Lots of researchers who do computationally intense work could use more processing power. Many of them actually have that power available on their computers, but haven’t found a way to take advantage of it. The computational clout is in the multiple processor cores of the computer’s graphics system, where it is not easily accessible.
A tool like NVIDIA’s CUDA parallel computing model makes the GPU cores, up to 240 of them on the latest NVIDIA Tesla GPUs, available to programs. But to take maximum advantage of it, you have to be a skilled C or C++ programmer. The problem is that many of the people who would benefit most from high-performance computing are not software developers by profession. They write customized code out of necessity, but their primary work is in chemistry, geology, astronomy, physics or biology.

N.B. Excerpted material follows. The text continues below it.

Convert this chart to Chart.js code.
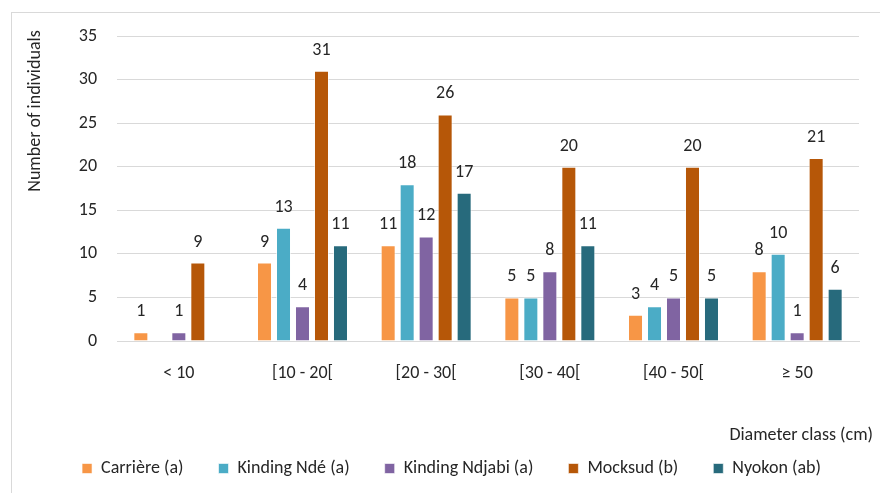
<!DOCTYPE html>
<html>
<head>
<meta charset="utf-8">
<script src="https://cdn.jsdelivr.net/npm/chart.js@4"></script>
<style>
html,body{margin:0;padding:0;background:#fff;}
#wrap{position:relative;width:880px;height:493px;}
</style>
</head>
<body>
<div id="wrap"><canvas id="c" width="880" height="493"></canvas></div>
<script>
const categories = ["< 10", "[10 - 20[", "[20 - 30[", "[30 - 40[", "[40 - 50[", "≥ 50"];
const carriere = [1, 9, 11, 5, 3, 8];
const kindingNde = [0, 13, 18, 5, 4, 10];
const kindingNdjabi = [1, 4, 12, 8, 5, 1];
const mocksud = [9, 31, 26, 20, 20, 21];
const nyokon = [0, 11, 17, 11, 5, 6];
const seriesNames = ["Carrière (a)", "Kinding Ndé (a)", "Kinding Ndjabi (a)", "Mocksud (b)", "Nyokon (ab)"];
const yTicks = [0, 5, 10, 15, 20, 25, 30, 35];
const yTitle = "Number of individuals";
const xTitle = "Diameter class (cm)";

const colors = ["#F79646", "#4BACC6", "#8064A2", "#B65708", "#276A7C"];
const FONT = "Carlito, Lato, 'Liberation Sans', sans-serif";
const FS = 18;
const TXT = "#262626";
const LPAD = 35;

const seriesData = [carriere, kindingNde, kindingNdjabi, mocksud, nyokon];

const extras = {
  id: 'extras',
  afterLayout(chart) {
    const lg = chart.legend;
    if (!lg) return;
    const h = lg.bottom - lg.top;
    const newTop = 467 - LPAD - 7.5;
    lg.top = newTop; lg.bottom = newTop + h;
    lg.left += 22; lg.right += 22;
  },
  beforeDraw(chart) {
    const ctx = chart.ctx;
    ctx.save();
    ctx.strokeStyle = "#d9d9d9";
    ctx.lineWidth = 1;
    ctx.strokeRect(11.5, 12.5, 900, 520);
    ctx.restore();
  },
  afterDraw(chart) {
    const ctx = chart.ctx;
    ctx.save();
    ctx.fillStyle = TXT;
    ctx.font = FS + "px " + FONT;
    ctx.textAlign = "center";
    ctx.textBaseline = "middle";
    chart.data.datasets.forEach((ds, i) => {
      const meta = chart.getDatasetMeta(i);
      meta.data.forEach((bar, j) => {
        const v = ds.data[j];
        if (!v) return;
        ctx.fillText(String(v), bar.x, bar.y - 20.5);
      });
    });
    ctx.save();
    ctx.translate(35, 111);
    ctx.rotate(-Math.PI / 2);
    ctx.font = FS + "px " + FONT;
    ctx.fillText(yTitle, 0, 0);
    ctx.restore();
    ctx.font = FS + "px " + FONT;
    ctx.textAlign = "right";
    ctx.fillText(xTitle, 873, 435);
    ctx.restore();
  }
};

new Chart(document.getElementById('c'), {
  type: 'bar',
  data: {
    labels: categories,
    datasets: seriesNames.map((n, i) => ({
      label: n,
      data: seriesData[i],
      backgroundColor: colors[i],
      borderColor: "rgba(255,255,255,0.6)",
      borderWidth: 1,
      categoryPercentage: 0.768,
      barPercentage: 0.79
    }))
  },
  options: {
    responsive: false,
    animation: false,
    devicePixelRatio: 1,
    layout: { padding: { left: 0, right: 21, top: 36, bottom: 0 } },
    plugins: {
      legend: {
        position: 'bottom',
        labels: {
          boxWidth: 10, boxHeight: 10, padding: LPAD,
          color: TXT,
          font: { family: FONT, size: FS }
        }
      },
      tooltip: { enabled: false }
    },
    scales: {
      x: {
        grid: { display: false, drawTicks: false },
        border: { display: true, color: "#d9d9d9" },
        ticks: { color: TXT, font: { family: FONT, size: FS }, padding: 22 },
        afterFit(s) { s.height = 493 - 341 - (s.chart.legend ? s.chart.legend.height : 0); }
      },
      y: {
        min: 0, max: 35,
        afterBuildTicks(s) { s.ticks = yTicks.map(v => ({ value: v })); },
        grid: { color: "#d9d9d9", drawTicks: false },
        border: { display: false },
        ticks: { color: TXT, font: { family: FONT, size: FS }, padding: 20 },
        afterFit(s) { s.width = 117; }
      }
    }
  },
  plugins: [extras]
});
</script>
</body>
</html>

Tech-X Corp., a Boulder, CO, software and consulting company specializing in high-performance scientific computing, is working to change that. Its GPUlib is a tool that brings GPU-based computing into the high-level tools used by researchers, including ITT Visual Information Solutions’ IDL, Mathworks’ MATLAB, and that trusty old laboratory standby, Fortran.
“Parallel computing used to be a very elite field,” says Peter Messmer, vice president for space applications at Tech-X. “Few applications are designed to take advantage of it. GPU processing makes it much more mainstream.” Until GPU processing came along, the cheapest way to get very high performance in the lab was by building a cluster of relatively inexpensive PCs, but this took skills that researchers who weren’t computer scientists or electrical engineers often lacked. “The GPU makes it much more mainstream,” says Messmer.